**WHAT IS REQUIRED**
Copy the material that follows word for word and omit its pictures.

## START INFORMATION SUPPLIED

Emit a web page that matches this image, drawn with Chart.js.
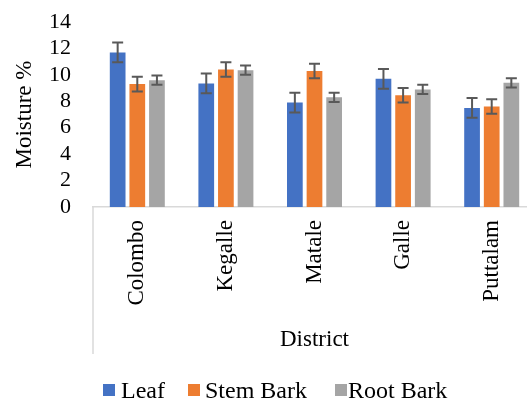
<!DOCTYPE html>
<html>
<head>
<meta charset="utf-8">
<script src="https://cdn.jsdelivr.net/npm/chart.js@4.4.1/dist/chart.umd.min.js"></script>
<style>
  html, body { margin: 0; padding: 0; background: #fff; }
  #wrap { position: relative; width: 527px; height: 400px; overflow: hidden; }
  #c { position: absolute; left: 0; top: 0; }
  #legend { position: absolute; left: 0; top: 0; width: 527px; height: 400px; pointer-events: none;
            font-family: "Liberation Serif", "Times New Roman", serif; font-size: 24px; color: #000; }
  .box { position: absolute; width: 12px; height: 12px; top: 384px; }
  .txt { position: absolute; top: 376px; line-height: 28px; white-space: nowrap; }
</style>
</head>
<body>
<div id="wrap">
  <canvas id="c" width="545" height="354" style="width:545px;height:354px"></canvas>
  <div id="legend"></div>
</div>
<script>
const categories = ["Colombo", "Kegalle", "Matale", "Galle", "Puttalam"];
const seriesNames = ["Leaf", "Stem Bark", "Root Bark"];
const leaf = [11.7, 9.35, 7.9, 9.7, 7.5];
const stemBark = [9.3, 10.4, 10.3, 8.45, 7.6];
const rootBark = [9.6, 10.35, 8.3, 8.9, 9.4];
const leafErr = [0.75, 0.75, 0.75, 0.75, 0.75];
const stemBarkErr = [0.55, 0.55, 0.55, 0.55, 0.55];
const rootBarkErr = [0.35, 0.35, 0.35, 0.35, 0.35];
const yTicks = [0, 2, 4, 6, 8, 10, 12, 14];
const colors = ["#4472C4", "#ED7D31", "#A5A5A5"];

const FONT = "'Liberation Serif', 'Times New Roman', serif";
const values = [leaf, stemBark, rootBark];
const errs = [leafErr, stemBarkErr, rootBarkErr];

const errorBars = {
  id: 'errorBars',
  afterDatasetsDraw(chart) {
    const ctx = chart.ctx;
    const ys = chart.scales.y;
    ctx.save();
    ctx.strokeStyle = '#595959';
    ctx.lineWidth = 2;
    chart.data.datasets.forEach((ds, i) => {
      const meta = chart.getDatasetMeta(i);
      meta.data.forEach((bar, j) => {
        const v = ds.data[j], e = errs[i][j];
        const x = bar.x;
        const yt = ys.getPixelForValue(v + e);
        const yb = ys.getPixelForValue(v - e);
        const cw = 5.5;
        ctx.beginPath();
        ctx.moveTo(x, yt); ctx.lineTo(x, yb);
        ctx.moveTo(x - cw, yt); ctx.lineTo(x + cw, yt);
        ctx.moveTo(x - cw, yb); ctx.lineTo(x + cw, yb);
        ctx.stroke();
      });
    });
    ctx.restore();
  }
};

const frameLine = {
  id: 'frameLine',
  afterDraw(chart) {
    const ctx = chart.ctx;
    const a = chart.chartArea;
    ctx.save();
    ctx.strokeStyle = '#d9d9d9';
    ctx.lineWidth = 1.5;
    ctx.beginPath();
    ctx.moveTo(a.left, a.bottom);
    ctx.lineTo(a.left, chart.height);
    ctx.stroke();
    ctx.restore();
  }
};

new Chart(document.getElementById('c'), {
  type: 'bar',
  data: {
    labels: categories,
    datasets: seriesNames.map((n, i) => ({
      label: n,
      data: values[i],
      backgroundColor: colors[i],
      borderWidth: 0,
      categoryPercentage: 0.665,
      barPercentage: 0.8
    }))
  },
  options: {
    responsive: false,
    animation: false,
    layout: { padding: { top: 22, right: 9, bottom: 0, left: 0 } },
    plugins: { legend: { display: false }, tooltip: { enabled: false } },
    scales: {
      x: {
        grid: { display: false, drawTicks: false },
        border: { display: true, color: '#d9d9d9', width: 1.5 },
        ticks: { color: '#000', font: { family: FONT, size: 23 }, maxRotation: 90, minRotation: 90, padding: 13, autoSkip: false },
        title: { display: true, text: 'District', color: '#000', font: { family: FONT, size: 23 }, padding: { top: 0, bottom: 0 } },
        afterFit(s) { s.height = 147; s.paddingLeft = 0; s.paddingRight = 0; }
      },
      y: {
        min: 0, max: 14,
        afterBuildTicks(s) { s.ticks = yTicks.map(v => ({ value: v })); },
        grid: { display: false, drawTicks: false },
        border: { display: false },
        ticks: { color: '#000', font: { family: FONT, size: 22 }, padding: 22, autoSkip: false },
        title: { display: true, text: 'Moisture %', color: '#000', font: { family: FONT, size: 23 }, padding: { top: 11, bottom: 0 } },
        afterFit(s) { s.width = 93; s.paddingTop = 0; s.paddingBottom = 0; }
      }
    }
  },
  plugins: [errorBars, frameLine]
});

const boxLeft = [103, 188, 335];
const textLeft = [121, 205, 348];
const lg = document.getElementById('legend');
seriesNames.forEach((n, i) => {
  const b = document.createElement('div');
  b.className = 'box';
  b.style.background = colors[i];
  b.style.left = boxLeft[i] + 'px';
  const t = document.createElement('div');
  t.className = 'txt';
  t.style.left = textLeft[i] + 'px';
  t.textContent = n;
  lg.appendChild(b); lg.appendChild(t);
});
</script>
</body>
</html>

## END INFORMATION SUPPLIED

**EXERCISE ANSWER**
Emit a web page that matches this image, drawn with Chart.js.
<!DOCTYPE html>
<html>
<head>
<meta charset="utf-8">
<script src="https://cdn.jsdelivr.net/npm/chart.js@4.4.1/dist/chart.umd.min.js"></script>
<style>
  html, body { margin: 0; padding: 0; background: #fff; }
  #wrap { position: relative; width: 527px; height: 400px; overflow: hidden; }
  #c { position: absolute; left: 0; top: 0; }
  #legend { position: absolute; left: 0; top: 0; width: 527px; height: 400px; pointer-events: none;
            font-family: "Liberation Serif", "Times New Roman", serif; font-size: 24px; color: #000; }
  .box { position: absolute; width: 12px; height: 12px; top: 384px; }
  .txt { position: absolute; top: 376px; line-height: 28px; white-space: nowrap; }
</style>
</head>
<body>
<div id="wrap">
  <canvas id="c" width="545" height="354" style="width:545px;height:354px"></canvas>
  <div id="legend"></div>
</div>
<script>
const categories = ["Colombo", "Kegalle", "Matale", "Galle", "Puttalam"];
const seriesNames = ["Leaf", "Stem Bark", "Root Bark"];
const leaf = [11.7, 9.35, 7.9, 9.7, 7.5];
const stemBark = [9.3, 10.4, 10.3, 8.45, 7.6];
const rootBark = [9.6, 10.35, 8.3, 8.9, 9.4];
const leafErr = [0.75, 0.75, 0.75, 0.75, 0.75];
const stemBarkErr = [0.55, 0.55, 0.55, 0.55, 0.55];
const rootBarkErr = [0.35, 0.35, 0.35, 0.35, 0.35];
const yTicks = [0, 2, 4, 6, 8, 10, 12, 14];
const colors = ["#4472C4", "#ED7D31", "#A5A5A5"];

const FONT = "'Liberation Serif', 'Times New Roman', serif";
const values = [leaf, stemBark, rootBark];
const errs = [leafErr, stemBarkErr, rootBarkErr];

const errorBars = {
  id: 'errorBars',
  afterDatasetsDraw(chart) {
    const ctx = chart.ctx;
    const ys = chart.scales.y;
    ctx.save();
    ctx.strokeStyle = '#595959';
    ctx.lineWidth = 2;
    chart.data.datasets.forEach((ds, i) => {
      const meta = chart.getDatasetMeta(i);
      meta.data.forEach((bar, j) => {
        const v = ds.data[j], e = errs[i][j];
        const x = bar.x;
        const yt = ys.getPixelForValue(v + e);
        const yb = ys.getPixelForValue(v - e);
        const cw = 5.5;
        ctx.beginPath();
        ctx.moveTo(x, yt); ctx.lineTo(x, yb);
        ctx.moveTo(x - cw, yt); ctx.lineTo(x + cw, yt);
        ctx.moveTo(x - cw, yb); ctx.lineTo(x + cw, yb);
        ctx.stroke();
      });
    });
    ctx.restore();
  }
};

const frameLine = {
  id: 'frameLine',
  afterDraw(chart) {
    const ctx = chart.ctx;
    const a = chart.chartArea;
    ctx.save();
    ctx.strokeStyle = '#d9d9d9';
    ctx.lineWidth = 1.5;
    ctx.beginPath();
    ctx.moveTo(a.left, a.bottom);
    ctx.lineTo(a.left, chart.height);
    ctx.stroke();
    ctx.restore();
  }
};

new Chart(document.getElementById('c'), {
  type: 'bar',
  data: {
    labels: categories,
    datasets: seriesNames.map((n, i) => ({
      label: n,
      data: values[i],
      backgroundColor: colors[i],
      borderWidth: 0,
      categoryPercentage: 0.665,
      barPercentage: 0.8
    }))
  },
  options: {
    responsive: false,
    animation: false,
    layout: { padding: { top: 22, right: 9, bottom: 0, left: 0 } },
    plugins: { legend: { display: false }, tooltip: { enabled: false } },
    scales: {
      x: {
        grid: { display: false, drawTicks: false },
        border: { display: true, color: '#d9d9d9', width: 1.5 },
        ticks: { color: '#000', font: { family: FONT, size: 23 }, maxRotation: 90, minRotation: 90, padding: 13, autoSkip: false },
        title: { display: true, text: 'District', color: '#000', font: { family: FONT, size: 23 }, padding: { top: 0, bottom: 0 } },
        afterFit(s) { s.height = 147; s.paddingLeft = 0; s.paddingRight = 0; }
      },
      y: {
        min: 0, max: 14,
        afterBuildTicks(s) { s.ticks = yTicks.map(v => ({ value: v })); },
        grid: { display: false, drawTicks: false },
        border: { display: false },
        ticks: { color: '#000', font: { family: FONT, size: 22 }, padding: 22, autoSkip: false },
        title: { display: true, text: 'Moisture %', color: '#000', font: { family: FONT, size: 23 }, padding: { top: 11, bottom: 0 } },
        afterFit(s) { s.width = 93; s.paddingTop = 0; s.paddingBottom = 0; }
      }
    }
  },
  plugins: [errorBars, frameLine]
});

const boxLeft = [103, 188, 335];
const textLeft = [121, 205, 348];
const lg = document.getElementById('legend');
seriesNames.forEach((n, i) => {
  const b = document.createElement('div');
  b.className = 'box';
  b.style.background = colors[i];
  b.style.left = boxLeft[i] + 'px';
  const t = document.createElement('div');
  t.className = 'txt';
  t.style.left = textLeft[i] + 'px';
  t.textContent = n;
  lg.appendChild(b); lg.appendChild(t);
});
</script>
</body>
</html>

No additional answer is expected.